What exactly is the status of Northern Ireland vis-a-vis the UK. Is it still part of the UK?

What? The diagram you link to shows the Republic of Ireland as being outside the UK - which is correct - and Northern Ireland as being inside the UK - which is also correct.

Agreed that the first diagram is incomplete and the second is more useful, but it appears you’ve misread the first one, as UDS points out. It’s not wrong.

Definitely part of the UK. It’s even in the name, as Quartz notes.

I would add “defense, intelligence and counterterrorism” to the list of excepted matters.

The demographic reality in Northern Ireland is slowly moving towards majority nationalist but even when you have that who knows what percentage of those from a nationalist background would vote to leave UK and throw in lot with the Republic? You also have the not insignificant issue of there still being something like 900,000+ Northern Irish people with little or no interest in joining the republic, some of whom might take up arms to prevent unification happening. I would be (pleasantly) surprised if I live to see a united Ireland.

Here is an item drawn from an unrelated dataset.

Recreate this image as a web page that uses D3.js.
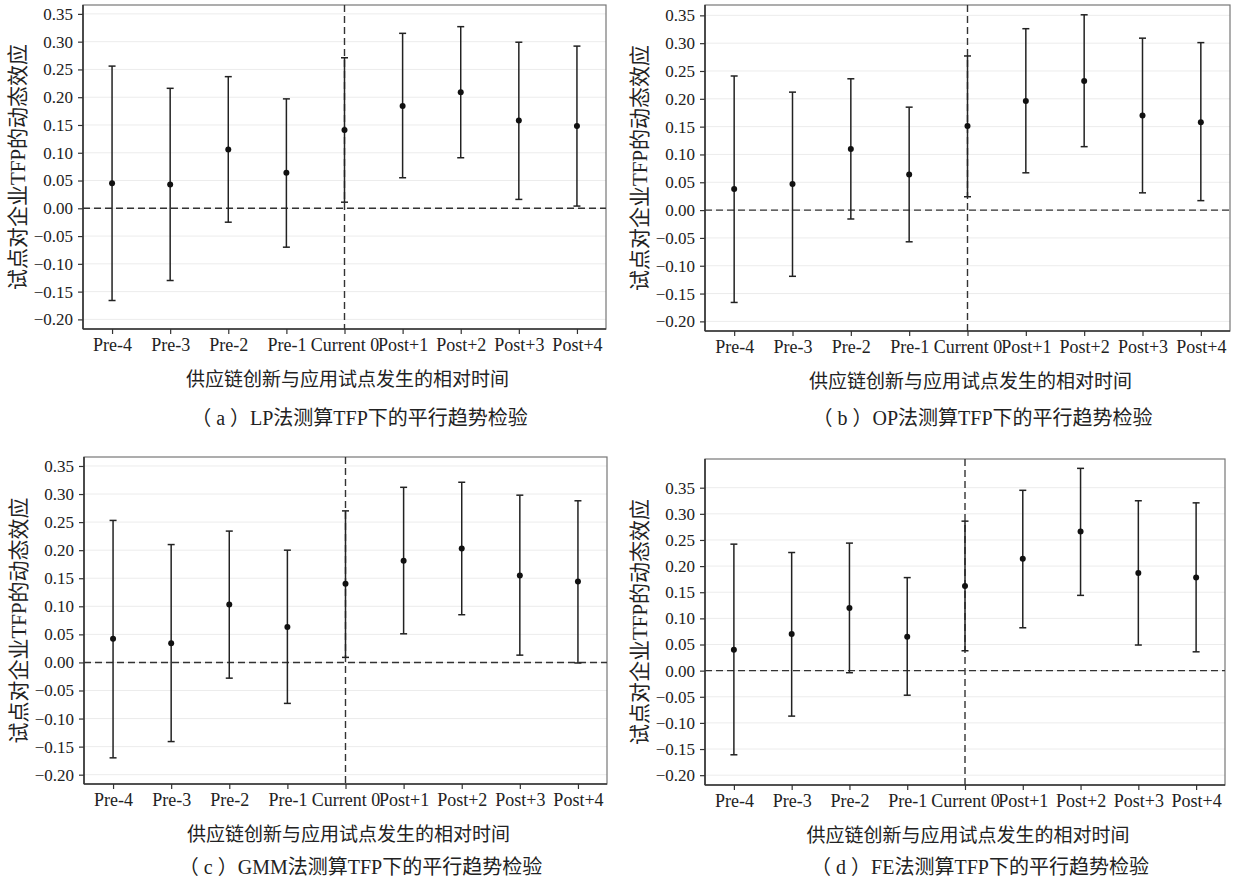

Looks like you just have a decade to go… but it might not be pretty: Irish Unification of 2024 | Memory Alpha | Fandom

Gardaí (Irish police) do sometimes board Belfast-to-Dublin trains/buses on this side of the border for immigration checks. I’ve never heard of any white person being subject to one, though.

I believe the Irish Republic altered its constitution as part of the Good Friday agreement to alter its claim over the whole island of Ireland, which had existed since the foundation of the Republic, to accommodate the wishes of those in the North. It also recognised cross border powers. On the UK side, Northern Ireland was devolved and granted its own government assembly. The constitutions of the Irish Republic and the UK were thus in agreement.

It took a lot of blood, sweat and tears to achieve that settlement but it effectively stabilised the politics of Northern Ireland and signaled an end the ‘The Troubles’ as they were know.

All nation states have constitutional issues of one sort or another. This one had been around for a very long time indeed.

I’m not sure what the rules are exactly regarding people from Ireland working in the UK and vice versa. I guess that might come under the EU rules, which provide for free movement and free mobility of labour. But the free travel area between Ireland the UK existed long before the EU. It has never been much of an issue. People go back and forth all the time. You just need some form of photo ID at the ports.

Irish citizens have the same right to reside, work (and indeed vote) in the UK as UK citizens do. And vice versa, except that UK citizens in Ireland do not get to vote in Irish presidential elections (because Irish citizens in the UK don’t get to vote for the UK head of state. It’s all about reciprocity.)

If you are travelling between Ireland and Britain you may need photo ID because the carrier will want it, as a security measure, but there is no general border requirement to show ID. You can cross the land border between Ireland and the UK without any kind of ID - indeed, without formalities of any kind, in practice. I have crossed it many, many times and have never been stopped or spoken to.

Devolved… Thats a strangely negative term… its the same as racism.
“If those celts want to go backward, they can run their own country !”

Can a mod delete all references to the term “Devolved”. I treat it as bad as the N word.

“Devolve” is not a negative term. It goes back to the fifteenth century and origionally meant to roll down or to unroll. From there it came tor refer to property passing on death from one generation to the next (“on his death leaving no sons, the land devolved upon his nephew”) and, from there, it came to refer to any property, power, duty or obligation which was passed on by the original holder to someone else. “Devolved government” is so called in the UK because it involves the local exercise of powers which were formerly exercised by the central government in Westminster, but which Westminister has now delegated to locally-based governmental authorities. There is no reason for the mods to eliminate the term. it is accurate, and not pejorative.

It is, incidentally, a much older word that “evolve” (to roll out of) which didn’t make it into the English language until about 200 years later.

Nobody gets to vote on the UK head of state.

[Moderating]

No, of course not. Politically, the word has no such connotation, except to yourself.

Colibri
General Questions Moderator

Precisely.

UK citizens don’t get to vote on Irish referenda, either.